Anodising – what is that?

Refinement and protection for aluminium parts

Aluminium reacts with oxygen. Through the reaction, with the oxygen contained in the air, a natural oxide layer is formed. A few nanometres thick, the protective layer covers the surface entirely and does not crack when the material is deformed to a certain degree. This patina protects the aluminium from further oxidation and makes it durable for a long time.

With the anodising process, this natural protective layer is reinforced – the surface of the aluminium is even better protected against environmental influences. This unique surface technology creates an oxidic protective layer in an electrochemical process through anodic oxidation – anodising stands for electrical oxidation of the aluminium.

Aluminium parts that are to be anodised are pre-treated. To obtain an even surface, the light metal is cleaned by degreasing and pickled. This dissolves the natural oxide layer and adhering dirt. Now it can be anodised and possibly coloured. To prevent corrosion-promoting substances from accumulating, the porous oxide layer is finally compacted.

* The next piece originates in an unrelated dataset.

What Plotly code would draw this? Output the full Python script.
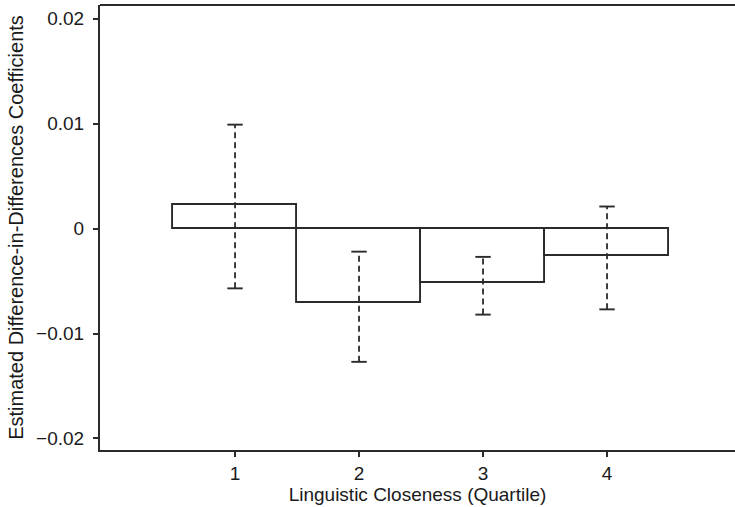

When dyeing, a distinction is made between electrolytic dyeing, where shades ranging from light bronze to brown and black are achieved, and dip dyeing. Here, the different shades and nuances are achieved by dipping the aluminium in organic and inorganic substances – the metallic character of the aluminium is retained in both.

Anodised Aluminium is ideally suited for outdoor applications due to its scratch-resistant surface. The colour is an integral part of the anodised layer; the material is optimally protected against abrasion and chemical influences.